Asia Coal-Australian thermal bounces on record oil

Asia Coal-Australian thermal bounces on record oil

Spot Australian thermal coal prices firmed over the past week, rising in sync with record oil prices after escalating conflict in the Middle East.

“I’d say the rise reflects higher crude prices,” said Andrew Harrington, resources analyst at ANZ in Sydney. “Higher oil makes coal a more attractive alternative for electricity producers, fuelling demand and therefore a pick-up in prices.”

Thermal coal, used for power generation, jumped 76 cents or 1.5 percent to $52.76 per tonne in the week ending July 14, the globalCOAL NEWC index showed, based on free-on-board (FOB) prices loaded at Australia’s Newcastle port.

Prices are bouncing back towards April peaks above $53.00 after steadily falling as Columbian mine strikes ended and regional exporters maximised output.

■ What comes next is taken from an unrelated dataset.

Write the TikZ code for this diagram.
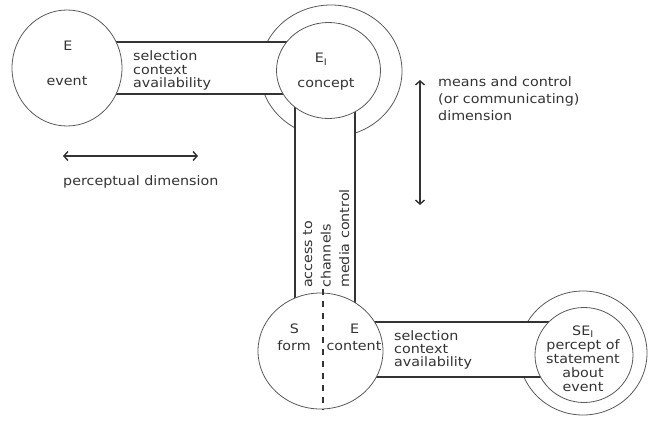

Prices for the week were 0.6 percent above the overall June average of $52.44.

Oil touched a record high of $78.40 in New York on Friday as conflict raged between Israel and Hizbollah guerillas, pointing to instability across the Middle East, where almost one third of the world’s oil is pumped.

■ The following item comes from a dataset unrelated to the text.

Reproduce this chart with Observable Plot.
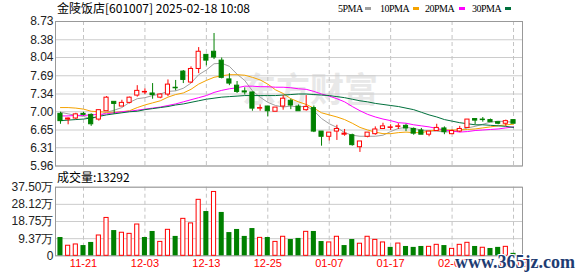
<!DOCTYPE html>
<html><head><meta charset="utf-8">
<script src="https://cdn.jsdelivr.net/npm/d3@7"></script>
<script src="https://cdn.jsdelivr.net/npm/@observablehq/plot@0.6"></script>
<style>
body{margin:0;background:#fff;}
#wrap{position:relative;width:578px;height:276px;overflow:hidden;background:#fff;font-family:"Liberation Sans",Arial,sans-serif;}
.abs{position:absolute;white-space:nowrap;}
</style></head><body>
<div id="wrap">
 <div class="abs" id="wm1" style="left:242px;top:71px;font:bold 34px/1 'Noto Sans CJK SC';color:#e8e8e8;">东方财富</div>
 <div class="abs" id="price" style="left:0;top:0"></div>
 <div class="abs" id="vol" style="left:0;top:172px"></div>
 <div class="abs" id="title" style="left:57px;top:2px;font:12px/12px 'Noto Sans CJK SC';color:#000"></div>
 <div id="legend"></div>
 <div class="abs" id="vtitle" style="left:57px;top:171px;font:12px/12px 'Noto Sans CJK SC';color:#000"></div>
 <div class="abs" id="wm2" style="left:455px;top:253px;font:bold 18px/1 'Liberation Serif';color:#1e3c72;text-shadow:1px 1px 0 #fff,-1px -1px 0 #fff,1px -1px 0 #fff,-1px 1px 0 #fff;">www.365jz.com</div>
</div>
<script>
const stockTitle = "金陵饭店[601007] 2025-02-18 10:08";
const volTitle = "成交量:13292";
const dates = ["11-18","11-19","11-20","11-21","11-22","11-25","11-26","11-27","11-28","11-29",
 "12-02","12-03","12-04","12-05","12-06","12-09","12-10","12-11","12-12","12-13",
 "12-16","12-17","12-18","12-19","12-20","12-23","12-24","12-25","12-26","12-27",
 "12-30","12-31","01-02","01-03","01-06","01-07","01-08","01-09","01-10","01-13",
 "01-14","01-15","01-16","01-17","01-20","01-21","01-22","01-23","01-24","01-27",
 "02-05","02-06","02-07","02-10","02-11","02-12","02-13","02-14","02-17","02-18"];
const open = [6.96,6.85,6.87,6.96,6.94,6.85,7.01,7.19,7.10,7.17, 7.31,7.37,7.35,7.27,7.33,7.46,7.77,7.56,7.82,8.09,
 8.15,7.98,7.62,7.50,7.39,7.37,7.06,7.10,7.00,7.10, 7.21,7.10,7.03,7.07,6.62,6.52,6.62,6.56,6.55,6.32,
 6.52,6.57,6.67,6.69,6.71,6.73,6.67,6.64,6.56,6.63, 6.68,6.57,6.62,6.69,6.86,6.85,6.84,6.80,6.77,6.84];
const high = [6.99,6.88,6.97,6.99,6.96,7.04,7.29,7.19,7.22,7.28, 7.50,7.44,7.54,7.34,7.61,7.60,7.79,7.86,8.23,8.10,
 8.50,8.03,7.73,7.58,7.46,7.38,7.13,7.10,7.08,7.31, 7.24,7.13,7.31,7.11,6.62,6.60,6.74,6.66,6.57,6.43,
 6.60,6.71,6.78,6.75,6.77,6.76,6.69,6.68,6.62,6.76, 6.71,6.65,6.72,6.85,6.86,6.89,6.86,6.80,6.84,6.84];
const low = [6.76,6.75,6.85,6.92,6.72,6.82,7.01,6.95,7.10,7.15, 7.28,7.33,7.24,7.25,7.29,7.40,7.54,7.54,7.73,7.88,
 8.00,7.63,7.50,7.35,7.32,7.01,7.01,6.90,7.00,7.03, 7.04,7.01,7.01,6.60,6.34,6.44,6.45,6.53,6.34,6.22,
 6.50,6.55,6.66,6.64,6.66,6.62,6.55,6.56,6.52,6.63, 6.56,6.56,6.60,6.68,6.75,6.80,6.80,6.75,6.72,6.77];
const close = [6.82,6.87,6.95,6.94,6.76,7.03,7.27,7.15,7.17,7.27, 7.40,7.38,7.32,7.33,7.52,7.45,7.61,7.82,8.15,7.98,
 8.04,7.65,7.54,7.38,7.37,7.06,7.07,7.01,7.08,7.25, 7.12,7.01,7.09,6.62,6.52,6.60,6.67,6.58,6.36,6.43,
 6.60,6.66,6.72,6.70,6.72,6.68,6.58,6.56,6.62,6.69, 6.61,6.63,6.67,6.85,6.83,6.84,6.80,6.77,6.82,6.77];
const closeBefore = 6.97;
// volume in 万手
const volume = [10.0,5.5,6.2,5.6,7.3,11.1,20.7,13.8,12.6,12.0, 17.1,10.0,13.3,7.6,14.2,10.6,20.2,17.7,30.6,24.2,
 34.9,23.7,12.7,14.4,10.6,14.9,9.8,10.0,7.6,10.4, 8.9,9.5,13.1,13.3,7.8,7.3,10.4,5.6,8.9,6.6,
 10.4,8.7,7.3,4.6,6.7,5.1,4.6,5.1,4.9,6.0, 5.6,3.8,6.0,7.1,5.1,4.4,4.0,4.6,4.9,1.33];
const ma5 = [6.99,6.96,6.93,6.91,6.87,6.91,6.99,7.03,7.08,7.18, 7.25,7.27,7.31,7.34,7.39,7.40,7.45,7.55,7.71,7.80,
 7.92,7.93,7.87,7.72,7.60,7.40,7.28,7.18,7.12,7.09, 7.11,7.09,7.11,7.02,6.87,6.77,6.70,6.60,6.55,6.53,
 6.53,6.53,6.55,6.62,6.68,6.70,6.68,6.65,6.63,6.63, 6.61,6.62,6.64,6.69,6.72,6.76,6.80,6.82,6.81,6.80];
const ma10 = [7.08,7.08,7.07,7.05,7.01,7.00,6.99,6.99,7.00,7.02, 7.08,7.13,7.17,7.21,7.28,7.33,7.36,7.43,7.53,7.60,
 7.66,7.69,7.71,7.71,7.70,7.66,7.61,7.53,7.42,7.35, 7.25,7.19,7.14,7.07,6.98,6.94,6.90,6.85,6.78,6.70,
 6.65,6.61,6.58,6.58,6.60,6.61,6.60,6.60,6.63,6.65, 6.65,6.65,6.65,6.66,6.67,6.69,6.71,6.73,6.75,6.76];
const ma20 = [6.92,6.92,6.93,6.93,6.94,6.95,6.96,6.98,7.00,7.01, 7.03,7.05,7.07,7.09,7.12,7.15,7.19,7.23,7.27,7.31,
 7.37,7.41,7.44,7.46,7.49,7.49,7.48,7.48,7.47,7.47, 7.46,7.44,7.43,7.39,7.34,7.30,7.25,7.19,7.10,7.02,
 6.95,6.90,6.86,6.83,6.79,6.78,6.75,6.73,6.71,6.68, 6.65,6.63,6.61,6.62,6.64,6.65,6.66,6.67,6.69,6.71];
const ma30 = [6.83,6.84,6.85,6.86,6.88,6.91,6.94,6.96,6.98,7.00, 7.01,7.04,7.06,7.08,7.10,7.13,7.15,7.18,7.21,7.24,
 7.26,7.28,7.29,7.30,7.31,7.31,7.31,7.31,7.31,7.32, 7.33,7.34,7.34,7.33,7.32,7.31,7.29,7.27,7.24,7.21,
 7.19,7.16,7.14,7.12,7.10,7.07,7.04,6.99,6.94,6.90, 6.85,6.82,6.79,6.77,6.75,6.75,6.74,6.73,6.72,6.70];
const maNames = ["5PMA","10PMA","20PMA","30PMA"];
const maColors = ["#a0a0a0","#f5a300","#ff00ff","#00703c"];
const priceTicks = [5.96,6.31,6.65,7.00,7.34,7.69,8.04,8.38,8.73];
const volTicks = [0,9.37,18.75,28.12,37.5];
const volTickLabels = ["0","9.37万","18.75万","28.12万","37.50万"];
const xTickIdx = [3,11,19,27,35,43,51,59];

const RED = "#ff0000", GREEN = "#008000";
const W = 578;
const xDomain = [-0.646, 60.17];
const rows = dates.map((d, i) => ({
  i, o: open[i], h: high[i], l: low[i], c: close[i], v: volume[i],
  up: close[i] >= open[i],
  vUp: close[i] >= (i ? close[i - 1] : closeBefore)
}));
rows.forEach(r => { r.top = Math.max(r.o, r.c); r.bot = Math.min(r.o, r.c); });
const ups = rows.filter(r => r.up), downs = rows.filter(r => !r.up);
const mas = [ma5, ma10, ma20, ma30];

const price = Plot.plot({
  width: W, height: 172,
  marginLeft: 55, marginRight: 56, marginTop: 21, marginBottom: 6.5,
  style: {background: "transparent", fontFamily: "Liberation Sans", fontSize: "12px", overflow: "visible"},
  x: {domain: xDomain, axis: null},
  y: {domain: [5.96, 8.73], axis: null},
  marks: [
    Plot.ruleY(priceTicks, {stroke: "#cccccc", strokeOpacity: 1}),
    Plot.ruleX(xTickIdx, {stroke: "#c4c4c4", strokeOpacity: 1, strokeDasharray: "4,3"}),
    Plot.frame({stroke: "#999999"}),
    Plot.text(priceTicks, {y: d => d, text: d => d3.format(".2f")(d), frameAnchor: "left", textAnchor: "end", dx: -2, fill: "#222", fontSize: 12}),
    ...mas.map((m, k) => Plot.lineY(m, {x: (d, i) => i, y: d => d, stroke: maColors[k], strokeWidth: 1})),
    Plot.ruleX(rows, {x: "i", y1: "h", y2: "top", stroke: d => d.up ? RED : GREEN}),
    Plot.ruleX(rows, {x: "i", y1: "bot", y2: "l", stroke: d => d.up ? RED : GREEN}),
    Plot.rect(ups, {x1: d => d.i - 0.27, x2: d => d.i + 0.27, y1: "o", y2: "c", fill: "white", stroke: RED}),
    Plot.rect(downs, {x1: d => d.i - 0.27, x2: d => d.i + 0.27, y1: "o", y2: "c", fill: GREEN, stroke: GREEN})
  ]
});
document.getElementById("price").appendChild(price);

const vol = Plot.plot({
  width: W, height: 104,
  marginLeft: 55, marginRight: 56, marginTop: 14.7, marginBottom: 20.7,
  style: {background: "transparent", fontFamily: "Liberation Sans", fontSize: "12px", overflow: "visible"},
  x: {domain: xDomain, axis: null},
  y: {domain: [0, 37.5], axis: null},
  marks: [
    Plot.ruleY(volTicks, {stroke: "#cccccc", strokeOpacity: 1}),
    Plot.ruleX(xTickIdx, {stroke: "#c4c4c4", strokeOpacity: 1, strokeDasharray: "4,3"}),
    Plot.frame({stroke: "#999999"}),
    Plot.rect(rows.filter(r => !r.vUp), {x1: d => d.i - 0.33, x2: d => d.i + 0.33, y1: 0, y2: "v", fill: GREEN}),
    Plot.rect(rows.filter(r => r.vUp), {x1: d => d.i - 0.27, x2: d => d.i + 0.27, y1: 0, y2: "v", fill: "white", stroke: RED}),
    Plot.text(volTicks, {y: d => d, text: (d, i) => volTickLabels[i], frameAnchor: "left", textAnchor: "end", dx: -2, fill: "#222", fontSize: 12}),
    Plot.text(xTickIdx, {x: d => d, text: d => dates[d], frameAnchor: "bottom", dy: 11, fill: RED, fontSize: 11})
  ]
});
document.getElementById("vol").appendChild(vol);

document.getElementById("title").textContent = stockTitle;
document.getElementById("vtitle").textContent = volTitle;
const legendPos = [[338, 365], [380, 413], [425, 459], [472, 505]];
const lg = document.getElementById("legend");
maNames.forEach((n, k) => {
  const t = document.createElement("div");
  t.className = "abs";
  t.style.cssText = `left:${legendPos[k][0]}px;top:4px;font:10px/10px 'Liberation Serif';letter-spacing:-0.5px;color:#000`;
  t.textContent = n;
  lg.appendChild(t);
  const s = document.createElement("div");
  s.className = "abs";
  s.style.cssText = `left:${legendPos[k][1]}px;top:7px;width:6px;height:3px;background:${maColors[k]}`;
  lg.appendChild(s);
});
</script>
</body></html>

Australia is the world’s second-biggest exporter of thermal coal after Indonesia, shipping 108 million tonnes in 2005, largely from Hunter Valley mines operated by global giants Rio Tinto (ASX: RIO.ax) , Xstrata XTA.L and BHP Billiton (ASX: BHP.ax) .

Prices have surged from below $40 in late 2005 as China keeps a greater share of its production for domestic use, demand from importers soared through a cold winter and exports from Indonesia and South Africa were disrupted by heavy rains and rail strikes.

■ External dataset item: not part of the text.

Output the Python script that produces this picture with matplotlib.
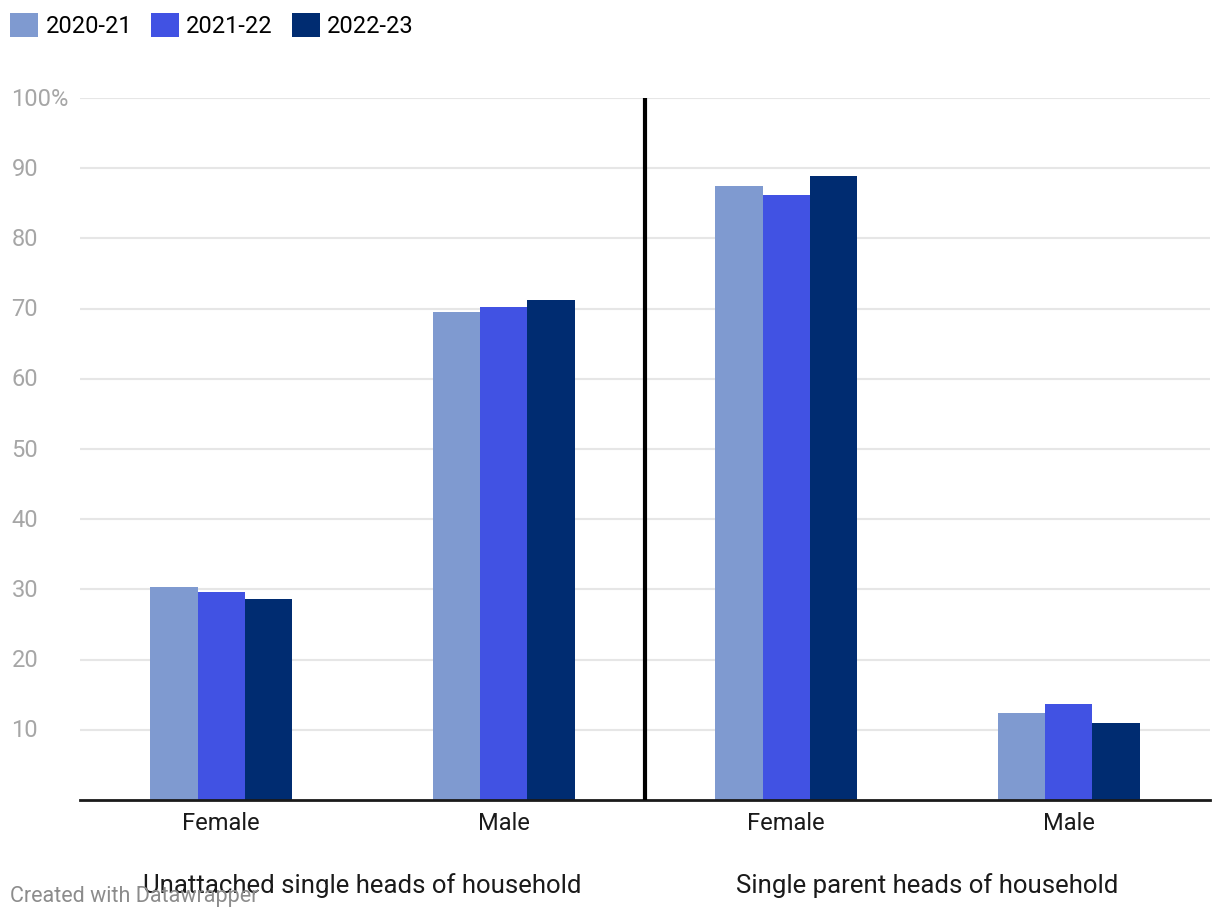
import numpy as np
import matplotlib
matplotlib.use("Agg")
import matplotlib.pyplot as plt
from matplotlib.patches import Patch

plt.rcParams['font.family'] = ['Roboto', 'DejaVu Sans']

categories = ['Female', 'Male', 'Female', 'Male']
groups = ['Unattached single heads of household', 'Single parent heads of household']
series = ['2020-21', '2021-22', '2022-23']
v2021 = [30.3, 69.5, 87.5, 12.4]
v2122 = [29.6, 70.2, 86.2, 13.7]
v2223 = [28.6, 71.2, 88.9, 11.0]
colors = ['#7f9ad0', '#4152e3', '#002c71']

fig = plt.figure(figsize=(12.2, 9.22), dpi=100)
ax = fig.add_axes([80 / 1220, 122 / 922, 1130 / 1220, 702 / 922])

x = np.arange(len(categories))
w = 0.167
for i, (vals, c) in enumerate(zip([v2021, v2122, v2223], colors)):
    ax.bar(x + (i - 1) * w, vals, w, color=c, zorder=3, linewidth=0)

ax.set_xlim(-0.5, 3.5)
ax.set_ylim(0, 100)
ax.set_yticks(range(10, 101, 10))
ax.yaxis.grid(True, color='#e6e6e6', linewidth=1.5, zorder=0)
ax.set_yticklabels([])
ax.tick_params(left=False, bottom=False, labelbottom=False)
for s in ['top', 'right', 'left']:
    ax.spines[s].set_visible(False)
ax.spines['bottom'].set_color('#1a1a1a')
ax.spines['bottom'].set_linewidth(2)
ax.spines['bottom'].set_zorder(4)

# y tick labels, left aligned
for t in range(10, 101, 10):
    lab = f'{t}%' if t == 100 else str(t)
    ax.text(-74 / 1220, t - 0.15, lab, transform=ax.get_yaxis_transform(),
            ha='left', va='center', fontsize=17, color='#a6a6a6')

# category labels
for xi, cat in zip(x, categories):
    ax.text(xi, -3.4, cat, ha='center', va='center', fontsize=17, color='#1a1a1a')

# group labels
for gx, g in zip([0.5, 2.5], groups):
    ax.text(gx, -12.2, g, ha='center', va='center', fontsize=18.5, color='#1a1a1a')

# divider
ax.axvline(1.5, ymin=0, ymax=1, color='black', linewidth=3, zorder=5)

handles = [Patch(facecolor=c, label=s) for c, s in zip(colors, series)]
fig.legend(handles=handles, loc='upper left', bbox_to_anchor=(10 / 1220, 1 - 13 / 922),
           ncol=3, frameon=False, fontsize=17, handlelength=1.2, handleheight=1.2,
           handletextpad=0.3, columnspacing=0.8, borderaxespad=0, borderpad=0)

fig.text(10 / 1220, 1 - 896 / 922, 'Created with Datawrapper', ha='left', va='center',
         fontsize=15.5, color='#8c8c8c')

fig.savefig('out.png', dpi=100)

A prolonged period of high spot prices has coincided with lengthy negotiations between Australian producers and Japanese power companies on benchmark pricing contracts for the Japanese fiscal year, which began in April.

Market sources say producers are close to concluding talks, with Xstrata said to have secured rollover prices around $52.50, much higher than expected at the start of the year.

“If anything I was expecting spot to fall as the Xstrata settlement took a bit of tension out of the market,” said ANZ’s Harrington. “I’d have expected prices to trade at or below the benchmark but I guess record oil overrides those influences.”

Coal shipments from Australia’s Newcastle port, the biggest coal terminal in the world, hit a nine-month high last week on their way to breaking a monthly record, in spite in of nine-day ship-loading queues, the port operator said on Tuesday.

Shipments rose to 1.8 million tonnes of coal, about 200,000 tonnes more for the week to July 10.